News_52

Recipient of Willms Neuhaus Prize


Award Ceremony: 24.01.2020
Film Presentation 24.01. – 14.02.2020
@Kunsthaus Dahlem
Käuzchensteig 8, 14195 Berlin

The WILLMS NEUHAUS PRIZE 2020 goes to Jenny Brockmann
The award ceremony is on January 24, 2020, at 7 p.m. at Kunsthaus Dahlem, Berlin

Welcome: Dr. Agnes Neuhaus Theil, Willms Neuhaus Stiftung, Berlin
Laudation: Heike Catherina Mertens, managing director, Villa Aurora & Thomas Mann Haus, Berlin, Los Angeles

Since its foundation in 2013, the WILLMS NEUHAUS STIFTUNG – Zufall und Gestaltung [WILLMS NEUHAUS FOUNDATION – Chance and Design] has been dedicated to the exploration of diverse considerations of chance. As an important primum movens for development, evolution, and innovation, chance should be valued anew and given space and time to be perceived with greater freedom and to let it enter into dialogue with rational, action-oriented thinking. The WILLMS NEUHAUS foundation is dedicated to the promotion of art and science, which can contribute to chance and its creative potential through essential insights and experiences. It aims to initiate interdisciplinary discourses, in particular, to convince professionals from the fields of arts, natural sciences, and humanities to engage with this topic and to promote further projects and colloquia in the thematic field.

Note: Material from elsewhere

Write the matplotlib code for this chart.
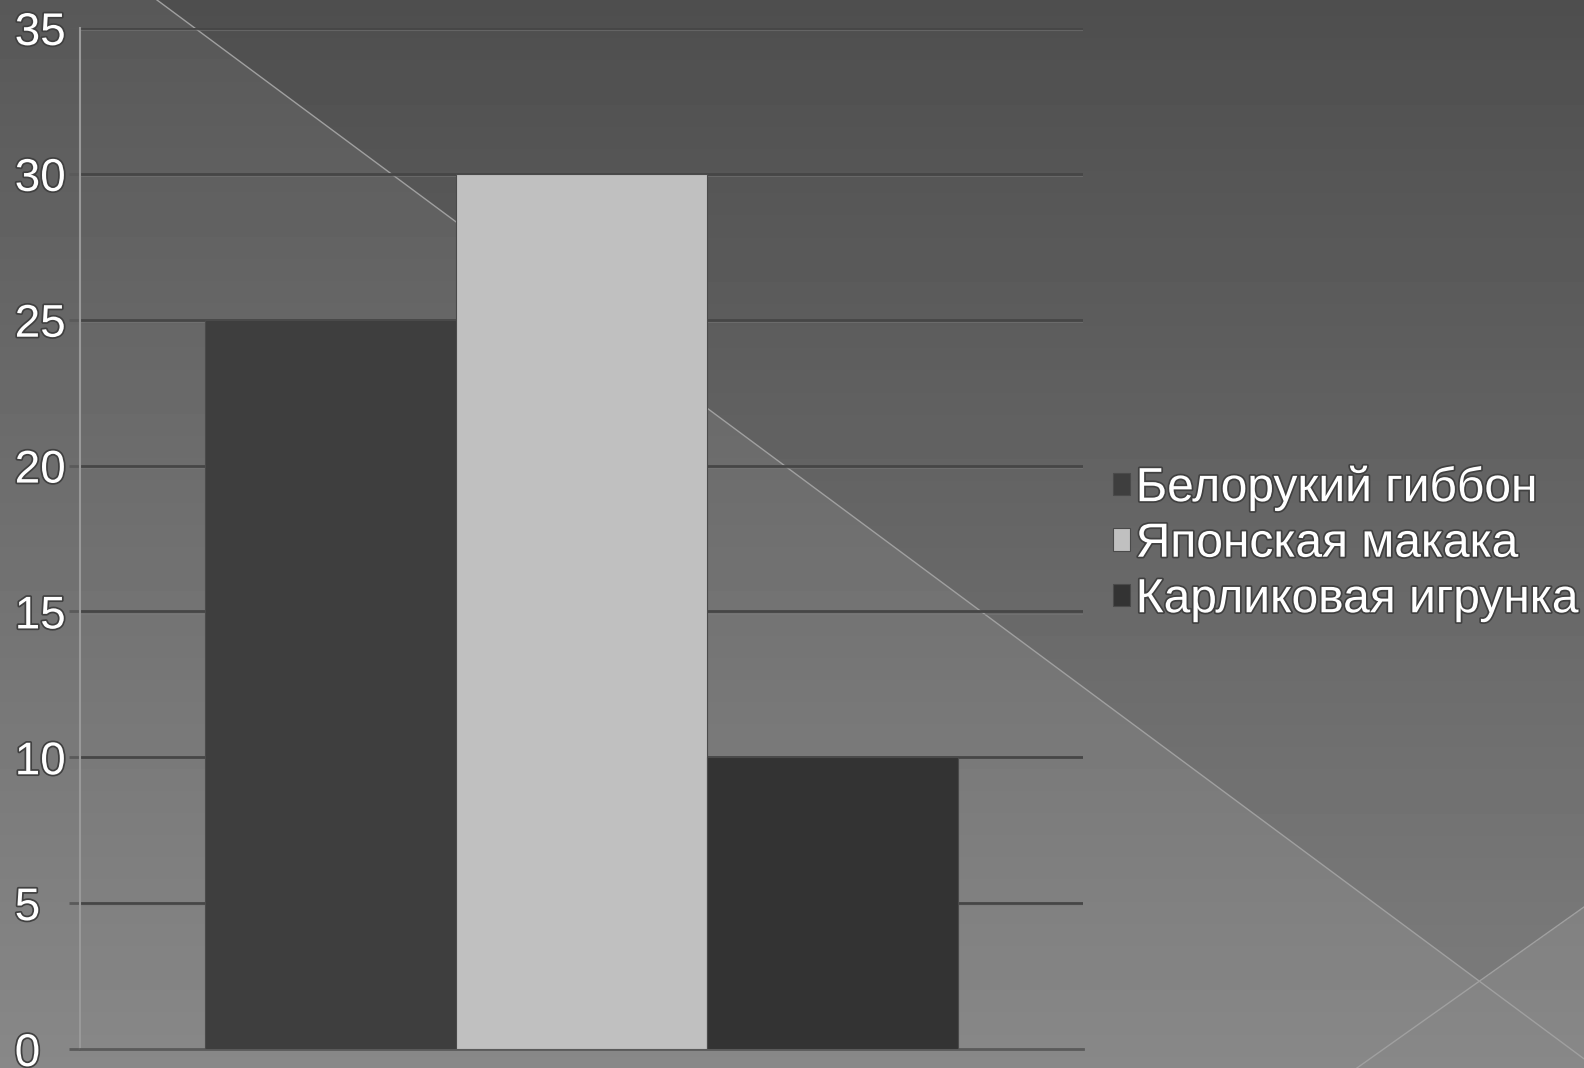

Accordingly, the WILLMS NEUHAUS STIFTUNG – Zufall und Gestaltung awards the WILLMS NEUHAUS PRIZE to Berlin-based artist Jenny Brockmann in 2020. In her outstanding artistic practice, Brockmann combines a far-reaching interdisciplinary discourse with participatory interaction and comprehensive artistic freedom. While decisively pursuing her wide-ranging artistic questions on spatial-temporal and current social experiences, she always leaves room for the coincidental.

JENNY BROCKMANN *1976 is an artist (UdK Berlin, master student of Rebecca Horn) and architect (TU Berlin) who lives and works in Berlin. Her sculptures, participative installations, and discursive projects are presented internationally. In her work, she combines an extraordinary ability to represent and connect complex scientific contexts with constant communication and individual appropriation. Her artistic explorations are aimed at the interfaces between nature and art, art and science, and the humanities and natural sciences. She explores the resistive, the processual, and the dynamically interactive in space and thus also in time. Her comprehensive “spaces of knowledge” emerge from interdisciplinary contexts and evoke philosophical and psychological questions that constantly arise from communicative processes.